## BEGIN Source excerpt

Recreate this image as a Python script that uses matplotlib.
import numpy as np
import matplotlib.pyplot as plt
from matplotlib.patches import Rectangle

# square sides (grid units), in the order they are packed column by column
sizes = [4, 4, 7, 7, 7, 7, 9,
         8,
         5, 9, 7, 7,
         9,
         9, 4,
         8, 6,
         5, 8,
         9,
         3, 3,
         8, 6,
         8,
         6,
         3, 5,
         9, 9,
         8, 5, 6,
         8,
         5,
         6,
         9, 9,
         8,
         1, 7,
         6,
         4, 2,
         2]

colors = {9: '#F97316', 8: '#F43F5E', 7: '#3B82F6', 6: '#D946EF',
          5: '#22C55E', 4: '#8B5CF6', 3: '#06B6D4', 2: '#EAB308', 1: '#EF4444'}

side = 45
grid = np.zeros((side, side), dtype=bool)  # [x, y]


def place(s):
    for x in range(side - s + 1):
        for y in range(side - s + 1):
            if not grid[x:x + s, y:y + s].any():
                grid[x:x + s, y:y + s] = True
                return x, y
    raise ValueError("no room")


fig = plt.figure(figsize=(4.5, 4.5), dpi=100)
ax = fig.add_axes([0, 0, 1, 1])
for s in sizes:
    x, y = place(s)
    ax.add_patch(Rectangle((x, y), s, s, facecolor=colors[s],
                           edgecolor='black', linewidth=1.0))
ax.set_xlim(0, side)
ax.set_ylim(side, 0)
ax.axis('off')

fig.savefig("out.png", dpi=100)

## END Source excerpt

# [Description of the task]
Extract all of the data exactly as written.

# [Exercise result]
Recreate this image as a Python script that uses matplotlib.
import numpy as np
import matplotlib.pyplot as plt
from matplotlib.patches import Rectangle

# square sides (grid units), in the order they are packed column by column
sizes = [4, 4, 7, 7, 7, 7, 9,
         8,
         5, 9, 7, 7,
         9,
         9, 4,
         8, 6,
         5, 8,
         9,
         3, 3,
         8, 6,
         8,
         6,
         3, 5,
         9, 9,
         8, 5, 6,
         8,
         5,
         6,
         9, 9,
         8,
         1, 7,
         6,
         4, 2,
         2]

colors = {9: '#F97316', 8: '#F43F5E', 7: '#3B82F6', 6: '#D946EF',
          5: '#22C55E', 4: '#8B5CF6', 3: '#06B6D4', 2: '#EAB308', 1: '#EF4444'}

side = 45
grid = np.zeros((side, side), dtype=bool)  # [x, y]


def place(s):
    for x in range(side - s + 1):
        for y in range(side - s + 1):
            if not grid[x:x + s, y:y + s].any():
                grid[x:x + s, y:y + s] = True
                return x, y
    raise ValueError("no room")


fig = plt.figure(figsize=(4.5, 4.5), dpi=100)
ax = fig.add_axes([0, 0, 1, 1])
for s in sizes:
    x, y = place(s)
    ax.add_patch(Rectangle((x, y), s, s, facecolor=colors[s],
                           edgecolor='black', linewidth=1.0))
ax.set_xlim(0, side)
ax.set_ylim(side, 0)
ax.axis('off')

fig.savefig("out.png", dpi=100)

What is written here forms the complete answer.